« Les guerriers sans nom » de Jean-Christophe Notin



 
Pourquoi s’engage-t-on ? Cette question est la première que Jean-Christophe Notin a posée à ces « Guerriers sans nom ». Comme naguère, il l’avait formulée à d’autres combattants, bien plus âgés, décorés de la croix de la Libération pour leur engagement durant la Seconde Guerre mondiale. Cet ouvrage publié par les éditions Tallandier est le quatrième d’une série d’entretiens. Ce furent auparavant les clandestins de la DGSE, les Compagnons de la Libération donc, les ambassadeurs étrangers en poste à Paris. Construit avec 28 officiers généraux, officiers et sous-officiers servant ou ayant servi dans les forces spéciales (FS) cet ouvrage est un « livre de bibliothèque » pour reprendre la formule utilisée au XIXe siècle par Flaubert pour parler d’un écrit qui compte. Et c’est même une gageure pour un livre construit sur des interviews. Mais la liberté de ton des acteurs crée immédiatement une proximité avec les opérateurs. Il y a toutefois un autre élixir. Qui va au-delà des séquences incontournables concernant l’engagement (le souhait d’en être), de la sélection, de l’entrainement, des missions, de l’organisation du Commandement des opérations spéciales (COS). Et qui a pour nom : l’intimité. Les invités de J.C. Notin n’éludent pas cette intériorité. Ils ont beau être des guerriers sans nom, des orfèvres de l’ellipse (avec leur famille et leurs proches) des adeptes d’une langue solitaire, pleine de rétractions de phrases, de tournures frugales pour des raisons de sécurité, ce sont avant tout des hommes. Qui doivent affronter ces minutes de séparation mélancolique avec une épouse, une compagne, les enfants lorsque l’heure de la mission sonne. Connaissant fort bien l’inséparable souci que ce départ provoque chez ceux qui restent. Qui sont confrontés à l’épaisseur de la réalité, la peur, la crainte de la blessure, de la mort qu’ils donnent ou peuvent recevoir. L’adresse du général Patton à ses hommes, évoquée dans l’ouvrage, définit l’équation : « Vous n’êtes pas là pour donner votre vie pour votre pays mais pour que le gars d’en face le fasse pour le sien ! »
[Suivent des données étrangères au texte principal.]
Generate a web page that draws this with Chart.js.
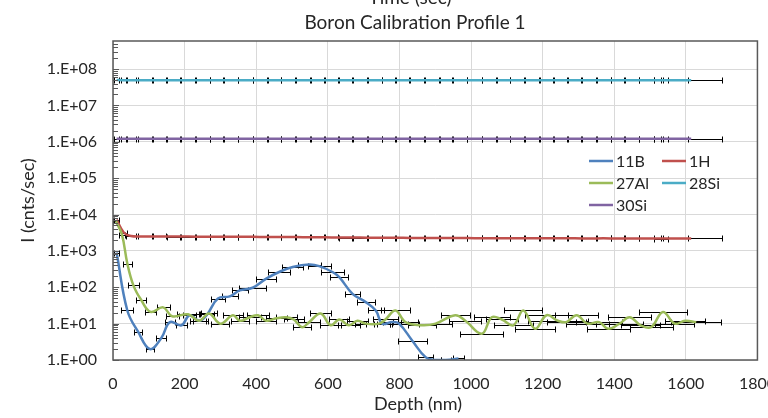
<!DOCTYPE html>
<html lang="en">
<head>
<meta charset="UTF-8">
<title>Boron Calibration Profile 1</title>
<script src="https://cdn.jsdelivr.net/npm/chart.js"></script>
<style>
  html, body { margin: 0; padding: 0; background: white; overflow: hidden; }
  #profileChart { display: block; }
</style>
</head>
<body>
<canvas id="profileChart" width="790" height="418"></canvas>
<script>
// matrix signals (1H, 28Si, 30Si) share one depth grid, nm
const matrixDepth = [10, 30, 50, 90, 130, 170, 210, 250, 290, 330, 370, 410, 450, 490, 530, 570, 610, 650, 690, 730, 770,
                     810, 850, 890, 930, 970, 1010, 1050, 1090, 1130, 1170, 1210, 1250, 1290, 1330, 1370, 1410, 1450, 1490, 1530, 1570, 1615];
const h1 = [7200, 3200, 2550, 2500, 2500, 2480, 2470, 2460, 2450, 2440, 2440, 2420, 2400, 2400, 2380, 2360, 2350, 2330, 2320, 2300, 2300,
            2280, 2270, 2260, 2250, 2250, 2240, 2240, 2230, 2230, 2220, 2220, 2210, 2210, 2200, 2210, 2200, 2200, 2200, 2190, 2200, 2200];
const si28 = [5.0e7, 4.9e7, 4.9e7, 4.9e7, 4.9e7, 4.9e7, 4.9e7, 4.9e7, 4.9e7, 4.9e7, 4.9e7, 4.9e7, 4.9e7, 4.9e7, 4.9e7, 4.9e7, 4.9e7, 4.9e7, 4.9e7, 4.9e7, 4.9e7,
              4.9e7, 4.9e7, 4.9e7, 4.9e7, 4.9e7, 4.9e7, 4.9e7, 4.9e7, 4.9e7, 4.9e7, 4.9e7, 4.9e7, 4.9e7, 4.9e7, 4.9e7, 4.9e7, 4.9e7, 4.9e7, 4.9e7, 4.9e7, 4.9e7];
const si30 = [1.22e6, 1.22e6, 1.22e6, 1.22e6, 1.22e6, 1.22e6, 1.22e6, 1.22e6, 1.22e6, 1.22e6, 1.22e6, 1.22e6, 1.22e6, 1.22e6, 1.22e6, 1.22e6, 1.22e6, 1.22e6, 1.22e6, 1.22e6, 1.22e6,
              1.22e6, 1.22e6, 1.22e6, 1.22e6, 1.22e6, 1.22e6, 1.22e6, 1.22e6, 1.22e6, 1.22e6, 1.22e6, 1.22e6, 1.22e6, 1.22e6, 1.22e6, 1.22e6, 1.22e6, 1.22e6, 1.22e6, 1.22e6, 1.22e6];
// half width of the depth error bars
const matrixErr = [6, 8, 15, 20, 18, 20, 22, 20, 18, 20, 22, 20, 18, 20, 22, 20, 18, 20, 22, 20, 18,
                   20, 22, 20, 18, 20, 22, 20, 18, 20, 22, 20, 18, 20, 22, 20, 18, 20, 22, 20, 35, 85];

// 11B
const b11Depth = [10, 40, 70, 103, 135, 159, 191, 214, 242, 263, 293, 326, 354, 390, 428, 464,
                  502, 548, 576, 613, 632, 669, 706, 734, 752, 780, 799, 836, 873, 900, 930, 965];
const b11 = [900, 23, 6, 2.0, 4, 11, 9, 17, 12, 18, 49, 56, 82, 97, 173, 263,
             360, 420, 380, 263, 190, 66, 39, 23, 10, 11, 10, 3.4, 1.2, 1.0, 1.0, 1.1];
const b11Err = [8, 17, 12, 12, 14, 14, 16, 18, 18, 20, 20, 22, 22, 38, 28, 30,
                30, 32, 32, 32, 25, 20, 25, 22, 22, 25, 25, 40, 20, 15, 15, 15];

// 27Al
const al27Depth = [8, 25, 40, 57, 78, 105, 140, 165, 210, 240, 268, 300, 335, 354, 382, 405, 428, 456, 484, 505,
                   528, 548, 580, 608, 632, 659, 683, 706, 743, 761, 789, 817, 863, 901, 956, 984, 1030, 1058, 1086, 1118,
                   1146, 1179, 1211, 1243, 1266, 1295, 1325, 1358, 1383, 1415, 1443, 1474, 1503, 1536, 1569, 1598, 1629];
const al27 = [6500, 2800, 450, 113, 46, 21, 28, 16, 18, 12, 19, 10, 17, 12, 15, 17, 12, 14, 15, 13,
              8, 11, 19, 9, 13, 9, 12, 10, 10, 13, 23, 11, 9, 10, 17, 12, 5.3, 15, 13, 9,
              23, 7.2, 17, 12, 11, 17, 10, 11, 7.2, 10, 15, 9, 8, 21, 10, 12, 11];
const al27Err = [8, 8, 12, 15, 15, 15, 18, 18, 30, 25, 22, 25, 28, 25, 30, 30, 28, 30, 30, 28,
                 25, 30, 30, 30, 28, 30, 30, 30, 35, 35, 40, 35, 40, 45, 40, 45, 60, 50, 45, 55,
                 53, 55, 60, 85, 55, 60, 60, 65, 60, 65, 60, 55, 60, 66, 55, 55, 70];

const decadeTicks = [1, 10, 100, 1e3, 1e4, 1e5, 1e6, 1e7, 1e8];
const legendRows = [['11B', '1H'], ['27Al', '28Si'], ['30Si']];

const textColor = '#262626';
const axisColor = '#595959';
Chart.defaults.font.family = 'Lato';
Chart.defaults.color = textColor;

function toPoints(xs, ys) {
    return xs.map((x, i) => ({ x: x, y: ys[i] }));
}

function series(label, color, xs, ys, err, order) {
    return {
        label: label,
        data: toPoints(xs, ys),
        xErr: err,
        borderColor: color,
        backgroundColor: color,
        borderWidth: 2.5,
        pointRadius: 0,
        tension: 0.4,
        order: order
    };
}

// error bars (under the lines), minor log ticks, frame, legend and titles
const decorations = {
    id: 'decorations',
    beforeDatasetsDraw(chart) {
        const ctx = chart.ctx;
        const xs = chart.scales.x;
        const ys = chart.scales.y;
        const a = chart.chartArea;

        ctx.save();
        ctx.beginPath();
        ctx.rect(a.left, a.top, a.right - a.left, a.bottom - a.top);
        ctx.clip();
        ctx.strokeStyle = '#000';
        ctx.lineWidth = 1;
        chart.data.datasets.forEach(ds => {
            ds.data.forEach((p, i) => {
                const e = ds.xErr[i];
                const py = Math.round(ys.getPixelForValue(p.y)) + 0.5;
                const x0 = Math.round(xs.getPixelForValue(p.x - e)) + 0.5;
                const x1 = Math.round(xs.getPixelForValue(p.x + e)) + 0.5;
                ctx.beginPath();
                ctx.moveTo(x0, py); ctx.lineTo(x1, py);
                ctx.moveTo(x0, py - 3); ctx.lineTo(x0, py + 3);
                ctx.moveTo(x1, py - 3); ctx.lineTo(x1, py + 3);
                ctx.stroke();
            });
        });
        ctx.restore();
    },
    afterDatasetsDraw(chart) {
        const ctx = chart.ctx;
        const ys = chart.scales.y;
        const a = chart.chartArea;

        // minor ticks along the log axis
        ctx.save();
        ctx.strokeStyle = axisColor;
        ctx.lineWidth = 1;
        decadeTicks.forEach(d => {
            for (let m = 1; m <= 9; m++) {
                const v = d * m;
                if (v > ys.max) continue;
                const py = Math.round(ys.getPixelForValue(v)) + 0.5;
                ctx.beginPath();
                ctx.moveTo(a.left, py);
                ctx.lineTo(a.left + (m === 1 ? 6 : 5), py);
                ctx.stroke();
            }
        });
        ctx.lineWidth = 1.5;
        ctx.strokeRect(a.left, a.top, a.right - a.left, a.bottom - a.top);
        ctx.restore();
    },
    afterDraw(chart) {
        const ctx = chart.ctx;
        const byLabel = {};
        chart.data.datasets.forEach(ds => { byLabel[ds.label] = ds.borderColor; });

        ctx.save();
        ctx.font = '16px Lato';
        ctx.textBaseline = 'middle';
        ctx.textAlign = 'left';
        const rowY = [161, 183, 205];
        const colX = [589, 662];
        legendRows.forEach((row, r) => {
            row.forEach((label, c) => {
                ctx.strokeStyle = byLabel[label];
                ctx.lineWidth = 2.5;
                ctx.beginPath();
                ctx.moveTo(colX[c], rowY[r]);
                ctx.lineTo(colX[c] + 24, rowY[r]);
                ctx.stroke();
                ctx.fillStyle = textColor;
                ctx.fillText(label, colX[c] + 27, rowY[r] + 1);
            });
        });

        ctx.textAlign = 'center';
        ctx.font = '19px Lato';
        ctx.fillText('Boron Calibration Profile 1', 415, 23);
        ctx.textBaseline = 'alphabetic';
        ctx.fillText('Time (sec)', 410, 4);
        ctx.textBaseline = 'middle';
        ctx.font = '18px Lato';
        ctx.fillText('Depth (nm)', 418, 404);
        ctx.restore();
    }
};

const ctx = document.getElementById('profileChart').getContext('2d');
new Chart(ctx, {
    type: 'line',
    data: {
        datasets: [
            series('11B', '#4F81BD', b11Depth, b11, b11Err, 5),
            series('1H', '#C0504D', matrixDepth, h1, matrixErr, 4),
            series('27Al', '#9BBB59', al27Depth, al27, al27Err, 3),
            series('28Si', '#4BACC6', matrixDepth, si28, matrixErr, 2),
            series('30Si', '#8064A2', matrixDepth, si30, matrixErr, 1)
        ]
    },
    options: {
        responsive: false,
        animation: false,
        layout: { padding: { top: 41, right: 30, left: 0, bottom: 0 } },
        plugins: {
            legend: { display: false },
            title: { display: false },
            tooltip: { enabled: false }
        },
        scales: {
            x: {
                type: 'linear',
                min: 0,
                max: 1800,
                ticks: {
                    stepSize: 200,
                    padding: 14,
                    font: { size: 16 },
                    color: textColor,
                    callback: v => String(v)
                },
                grid: { color: '#d9d9d9', drawTicks: false },
                border: { display: false },
                afterFit(scale) { scale.height = 58; }
            },
            y: {
                type: 'logarithmic',
                min: 1,
                max: 5.9e8,
                afterBuildTicks(scale) {
                    scale.ticks = decadeTicks.map(v => ({ value: v }));
                },
                ticks: {
                    padding: 16,
                    font: { size: 16 },
                    color: textColor,
                    callback: v => '1.E+' + String(Math.round(Math.log10(v))).padStart(2, '0')
                },
                grid: { color: '#d9d9d9', drawTicks: false },
                border: { display: false },
                title: {
                    display: true,
                    text: 'I (cnts/sec)',
                    font: { size: 18 },
                    color: textColor,
                    padding: { top: 17, bottom: 0 }
                },
                afterFit(scale) { scale.width = 113; }
            }
        }
    },
    plugins: [decorations]
});
</script>
</body>
</html>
Cette intimité fait le livre. Jean-Christophe Notin a ainsi su également entrer avec beaucoup de respect et de retenue dans la proximité de Florence de Pierrepont et Léa Bertoncello, dont les conjoints, commandos Marine, ont été tués en mission, il y a quasiment deux ans, dans la nuit du 9 au 10 mai 2019.
L’auteur a mis dans ces 375 pages de la lumière sur l’occulte. L’interview est l’une des techniques les plus difficiles. Sa maîtrise ne s’acquiert que grâce à la confiance. Qui se construit au fils du temps. Poser des questions ouvertes à des représentants d’un milieu fermé en n’obtenant pas la langue de bois est aussi une mission délicate. Au fond, à partir d’un banal adverbe interrogatif, « pourquoi », on parvient à construire un livre percutant.